WASHINGTON, D.C. - U.S. Senator Daniel K. Akaka (D-HI) yesterday introduced legislation that would make veterans returning from active duty eligible for VA health care for five years after their separation from active duty. Under current law, servicemembers have unfettered access to the VA health care for only two years upon their return, if they are not service-connected for a disability. Senator John D. Rockefeller IV (D-WV) has signed on as a cosponsor to this legislation.
The "Returning Servicemember Health Care Access Act" will extend VA health care benefits to military personnel returning from active duty and moving to veteran status, giving our servicemen and women the best health care available during their transition. Many experts predict that up to 30 percent of servicemembers returning from combat will need some form of psychiatric care upon their return.
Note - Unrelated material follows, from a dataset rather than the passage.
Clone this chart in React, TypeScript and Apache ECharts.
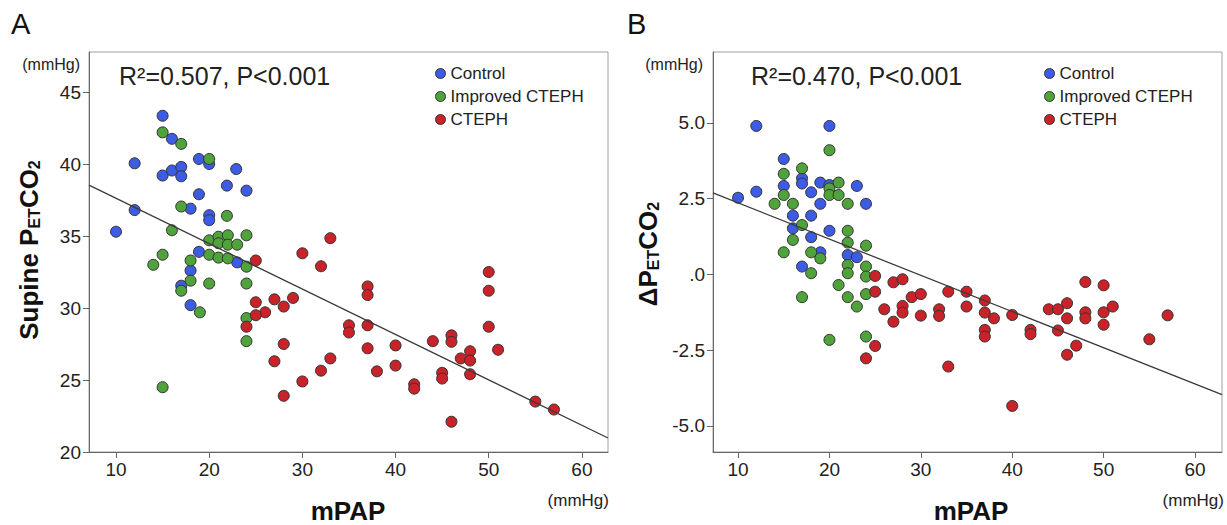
import { useEffect, useRef } from "react";
import * as echarts from "echarts";

const FONT = "'Liberation Sans', Arial, Helvetica, sans-serif";

// ---------- Panel A: Supine PETCO2 vs mPAP ----------
const controlA = [
  [15, 43.35], [16, 41.75], [12, 40.05], [18.9, 40.35], [20, 40.0], [22.9, 39.65],
  [15, 39.2], [16, 39.55], [17, 39.8], [17, 39.15], [21.9, 38.5], [24, 38.15],
  [18.9, 37.9], [18, 36.9], [12, 36.8], [20, 36.45], [20, 36.1], [10, 35.3],
  [18.9, 33.9], [23, 33.17], [18, 32.6], [17, 31.55], [18, 30.2],
];
const improvedA = [
  [15, 42.2], [17, 41.4], [20, 40.35], [17, 37.05], [21.9, 36.4], [16, 35.4],
  [24, 35.05], [20, 34.7], [21, 34.95], [22, 35.05], [21, 34.5], [22, 34.4],
  [23, 34.4], [15, 33.7], [14, 33.0], [18, 33.3], [20, 33.7], [21, 33.5],
  [22, 33.45], [24, 32.87], [18, 31.9], [17, 31.2], [20, 31.7], [24, 31.7],
  [19, 29.7], [24, 29.3], [24, 27.7], [15, 24.5],
];
const ctephA = [
  [33, 34.85], [25, 33.3], [30, 33.8], [32, 32.9], [37, 31.5], [37, 30.9],
  [25, 30.4], [27, 30.6], [29, 30.7], [28, 30.1], [26, 29.7], [25, 29.5],
  [24, 28.7], [35, 28.8], [35, 28.3], [37, 28.8], [37, 27.2], [28, 27.5],
  [27, 26.3], [33, 26.5], [32, 25.65], [38, 25.6], [30, 24.9], [28, 23.9],
  [50, 32.5], [50, 31.2], [50, 28.7], [40, 27.4], [40, 26.0], [42, 24.7],
  [42, 24.4], [44, 27.7], [46, 28.1], [46, 27.65], [45, 25.5], [45, 25.1],
  [47, 26.5], [48, 27.0], [48, 26.35], [48, 25.4], [51, 27.1], [46, 22.1],
  [55, 23.5], [57, 22.95],
];
const regA = [[7.1, 38.54], [62.8, 20.97]];

// ---------- Panel B: ΔPETCO2 vs mPAP ----------
const controlB = [
  [12, 4.9], [20, 4.9], [15, 3.81], [17, 3.17], [17, 3.0], [15, 2.92], [19, 3.03],
  [20, 2.95], [23, 2.92], [18, 2.71], [10, 2.53], [12, 2.73], [19, 2.33], [24, 2.33],
  [16, 1.94], [18, 1.94], [16, 1.52], [18, 1.23], [20, 1.44], [19, 0.73], [22, 0.64],
  [23, 0.57], [17, 0.26],
];
const improvedB = [
  [20, 4.1], [17, 3.5], [15, 3.32], [20, 2.84], [20, 2.62], [21, 3.03], [21, 2.62],
  [15, 2.62], [14, 2.33], [16, 2.33], [22, 2.33], [17, 1.63], [22, 1.44], [16, 1.14],
  [22, 1.05], [24, 0.95], [15, 0.73], [18, 0.73], [19, 0.53], [22, 0.31], [18, 0.04],
  [22, 0.04], [24, 0.26], [24, -0.07], [21, -0.35], [17, -0.75], [22, -0.75],
  [24, -0.65], [23, -1.06], [20, -2.16], [24, -2.05],
];
const ctephB = [
  [25, -0.05], [27, -0.26], [28, -0.16], [25, -0.57], [26, -1.15], [29, -0.75],
  [30, -0.65], [28, -1.04], [28, -1.26], [27, -1.56], [30, -1.36], [32, -1.15],
  [32, -1.37], [33, -0.57], [35, -0.57], [35, -1.06], [37, -0.86], [37, -1.26],
  [37, -1.83], [37, -2.05], [25, -2.36], [24, -2.77], [33, -3.04], [38, -1.45],
  [40, -1.34], [42, -1.83], [42, -1.97], [44, -1.15], [45, -1.15], [46, -0.95],
  [46, -1.45], [45, -1.85], [48, -0.25], [48, -1.25], [48, -1.45], [50, -0.36],
  [50, -1.25], [50, -1.66], [51, -1.06], [47, -2.35], [46, -2.65], [55, -2.14],
  [57, -1.35], [40, -4.34],
];
const regB = [[7.26, 2.69], [62.95, -3.97]];

// ---------- Ticks, labels ----------
const xTicks = [10, 20, 30, 40, 50, 60];
const yTicksA = [20, 25, 30, 35, 40, 45];
const yTicksB = [-5, -2.5, 0, 2.5, 5];
const groupNames = ["Control", "Improved CTEPH", "CTEPH"];
const statA = "R²=0.507, P<0.001";
const statB = "R²=0.470, P<0.001";

const COLORS = ["#3d5ce6", "#4fa33a", "#c92228"];

export default function App() {
  const ref = useRef<HTMLDivElement>(null);

  useEffect(() => {
    if (!ref.current) return;
    const chart = echarts.init(ref.current, null, { renderer: "svg" });

    const axisColor = "#666";
    const makeX = (gridIndex: number, min: number, max: number) => ({
      type: "value",
      gridIndex,
      min,
      max,
      axisLine: { show: true, onZero: false, lineStyle: { color: axisColor, width: 1 } },
      axisTick: { show: true, customValues: xTicks, length: 6, lineStyle: { color: axisColor } },
      axisLabel: { customValues: xTicks, fontSize: 19, color: "#222", margin: 8, fontFamily: FONT },
      splitLine: { show: false },
    });
    const makeY = (gridIndex: number, min: number, max: number, ticks: number[], fmt: (v: number) => string) => ({
      type: "value",
      gridIndex,
      min,
      max,
      axisLine: { show: true, onZero: false, lineStyle: { color: axisColor, width: 1 } },
      axisTick: { show: true, customValues: ticks, length: 6, lineStyle: { color: axisColor } },
      axisLabel: { customValues: ticks, fontSize: 19, color: "#222", margin: 8, fontFamily: FONT, formatter: fmt },
      splitLine: { show: false },
    });

    const scatter = (name: string, data: number[][], idx: number, color: string) => ({
      type: "scatter",
      name,
      data,
      xAxisIndex: idx,
      yAxisIndex: idx,
      symbol: "circle",
      symbolSize: 11,
      itemStyle: { color, borderColor: "#333", borderWidth: 1, opacity: 1 },
      z: 2,
    });
    const reg = (data: number[][], idx: number) => ({
      type: "line",
      data,
      xAxisIndex: idx,
      yAxisIndex: idx,
      symbol: "none",
      silent: true,
      lineStyle: { color: "#3a3a3a", width: 1.3 },
      z: 5,
    });

    const legendBase = {
      data: groupNames,
      orient: "vertical",
      top: 65,
      itemWidth: 10,
      itemHeight: 10,
      itemGap: 6,
      padding: 0,
      icon: "circle",
      selectedMode: false,
      itemStyle: { borderColor: "#333", borderWidth: 1 },
      textStyle: { fontSize: 17, color: "#222", fontFamily: FONT },
    };

    const txt = (text: string, x: number, y: number, opts: any = {}) => ({
      type: "text",
      x,
      y,
      silent: true,
      style: {
        text,
        fontFamily: FONT,
        fontSize: opts.fontSize ?? 17,
        fontWeight: opts.fontWeight ?? "normal",
        fill: opts.fill ?? "#222",
        align: opts.align ?? "left",
        verticalAlign: "middle",
      },
    });

    const titleRich = {
      m: { fontSize: 26, fontWeight: "bold", fontFamily: FONT, lineHeight: 26, verticalAlign: "bottom", fill: "#111" },
      s: { fontSize: 16, fontWeight: "bold", fontFamily: FONT, lineHeight: 8, verticalAlign: "bottom", fill: "#111" },
    };
    const yTitle = (text: string, x: number, y: number) => ({
      type: "text",
      x,
      y,
      rotation: Math.PI / 2,
      silent: true,
      style: {
        text,
        rich: titleRich,
        fill: "#111",
        align: "center",
        verticalAlign: "middle",
        fontFamily: FONT,
      },
    });

    chart.setOption({
      animation: false,
      backgroundColor: "#fff",
      grid: [
        { left: 89, top: 52, width: 519, height: 400, show: true, borderColor: "#a0a0a0", borderWidth: 1, backgroundColor: "transparent" },
        { left: 713, top: 52, width: 509, height: 400, show: true, borderColor: "#a0a0a0", borderWidth: 1, backgroundColor: "transparent" },
      ],
      xAxis: [makeX(0, 7.1, 62.8), makeX(1, 7.26, 62.95)],
      yAxis: [
        makeY(0, 20, 47.78, yTicksA, (v: number) => String(v)),
        makeY(1, -5.86, 7.34, yTicksB, (v: number) => (v === 0 ? ".0" : v.toFixed(1))),
      ],
      legend: [
        { ...legendBase, left: 435 },
        { ...legendBase, left: 1044 },
      ],
      series: [
        scatter(groupNames[0], controlA, 0, COLORS[0]),
        scatter(groupNames[1], improvedA, 0, COLORS[1]),
        scatter(groupNames[2], ctephA, 0, COLORS[2]),
        reg(regA, 0),
        scatter(groupNames[0], controlB, 1, COLORS[0]),
        scatter(groupNames[1], improvedB, 1, COLORS[1]),
        scatter(groupNames[2], ctephB, 1, COLORS[2]),
        reg(regB, 1),
      ],
      graphic: [
        txt("A", 11, 24, { fontSize: 29, fill: "#111" }),
        txt("B", 627, 24, { fontSize: 29, fill: "#111" }),
        txt(statA, 119, 76, { fontSize: 25 }),
        txt(statB, 751, 76, { fontSize: 25 }),
        txt("(mmHg)", 80, 64, { fontSize: 16, align: "right" }),
        txt("(mmHg)", 703, 64, { fontSize: 16, align: "right" }),
        txt("(mmHg)", 609, 500, { fontSize: 17, align: "right" }),
        txt("(mmHg)", 1224, 500, { fontSize: 17, align: "right" }),
        txt("mPAP", 348, 511, { fontSize: 26, fontWeight: "bold", align: "center", fill: "#111" }),
        txt("mPAP", 971, 511, { fontSize: 26, fontWeight: "bold", align: "center", fill: "#111" }),
        yTitle("{m|Supine P}{s|ET}{m|CO}{s|2}", 29, 250),
        yTitle("{m|ΔP}{s|ET}{m|CO}{s|2}", 648, 254),
      ],
    });

    return () => chart.dispose();
  }, []);

  return (
    <div
      ref={ref}
      style={{ position: "fixed", left: 0, top: 0, width: 1227, height: 525, background: "#fff" }}
    />
  );
}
Senator Akaka said: "With regard to mental health in particular, two years is often insufficient time for symptoms of Post Traumatic Stress Disorder (PTSD) and other mental illnesses to appear. Five years would provide a larger, more appropriate window in which to address these problems. We face a growing group of recently discharged veterans and returning National Guard and Reservists who have faced combat, and this legislation will help smooth their transition to civilian life.
"In Hawaii alone, over 3,500 National Guard and Reservists have been deployed to Iraq and Afghanistan, and it is our responsibility as a nation to provide for their healthy return to civilian life," Senator Akaka said.
In Hawaii, 25-30 percent of veterans receive mental health services from the Hawaii VA. Over one-third of these patients are diagnosed with PTSD. The legislation Senator Akaka introduced today will help the 315,600 veterans nationwide who have been inactive for more than two years but fewer than five. And it will continue to will help thousands of new veterans in the future.
Senator Akaka is the Chairman of the Veterans' Affairs Committee.